3 Things to Do While Your Business is On the Market

  1. Revenue and Profitability:
    Maintain  revenue and  profitability. This is very important while your business is on the market. A business can take anywhere from three months to one year to find a willing qualified buyer.  If the revenue drops the Discretionary Earnings follow and these factors will reduce the price you will be able to obtain for your business at the time of offer.

  2. Don’t Lose Focus:
    It’s not the time to take your foot off the gas or take extra vacations.  A loss of focus will result in decreased revenue and lower profitability affecting DE which again will result in a price adjustment. 

  3. Changes:
    Any significant changes that occur in your business while it is on the market let your Business Broker know about: 
    Staff and Equipment changes, addition or cancellation of any major contracts and/or customers,  new workman’s comp claims, new lease terms, significant industry changes, a drop or increase in sales revenues.

    Keep your Broker well informed of changes and the status of your business.

After an Offer is Made 

 

  1. Due Diligence:
    Due Diligence is one of the most important times in the sale of your business.
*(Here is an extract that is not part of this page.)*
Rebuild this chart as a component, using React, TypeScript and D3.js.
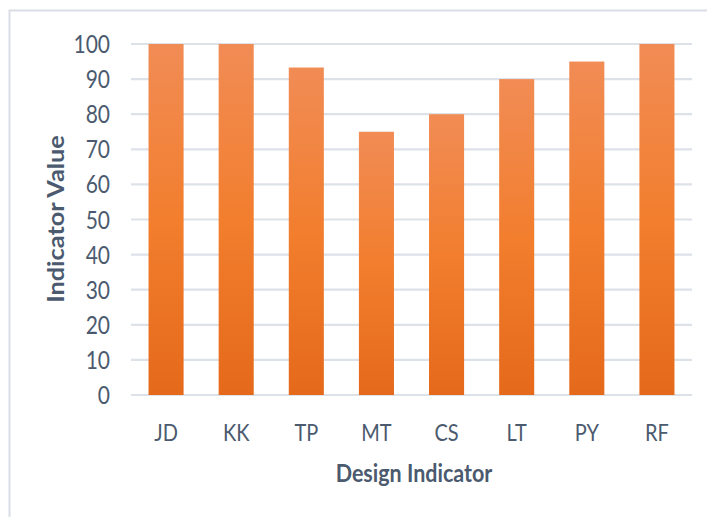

The buyer is going to want to verify that the business is what it was represented as at the time of the offer. This is where the real work begins.  The buyer will request various items, see our Blog Preparing for Due Diligence on the Sale of Your Business

  2. Escrow:
    After due diligence is completed and signed off it is time to open Escrow.  Escrow instructions will be sent out to both buyer and seller. Escrow typically takes 30 days and the clock does not start ticking until Escrow receives the signed Escrow instructions from both parties with the deposit check from the buyer.

  3. Continuity:
    After an offer has been accepted, Due Diligence is complete and escrow is open it is easy to become complacent and feel like “phew, I’m done”.  In one sense the major hurdles have been cleared but you’re not done yet. It is vital to keep the business running well, just as if you haven’t sold it.  If the business has a decline in sales, loses a major customer or some other significant negative event happens, before the close of escrow, while you are still running the business this could cause the deal to fall through.  The purchase agreement has a clause about Continuity which specifies the seller is responsible for continuing to operate the business in the usual way and protect and preserve the assets and goodwill. Simply put, the seller is responsible to ensure the business continues as normal.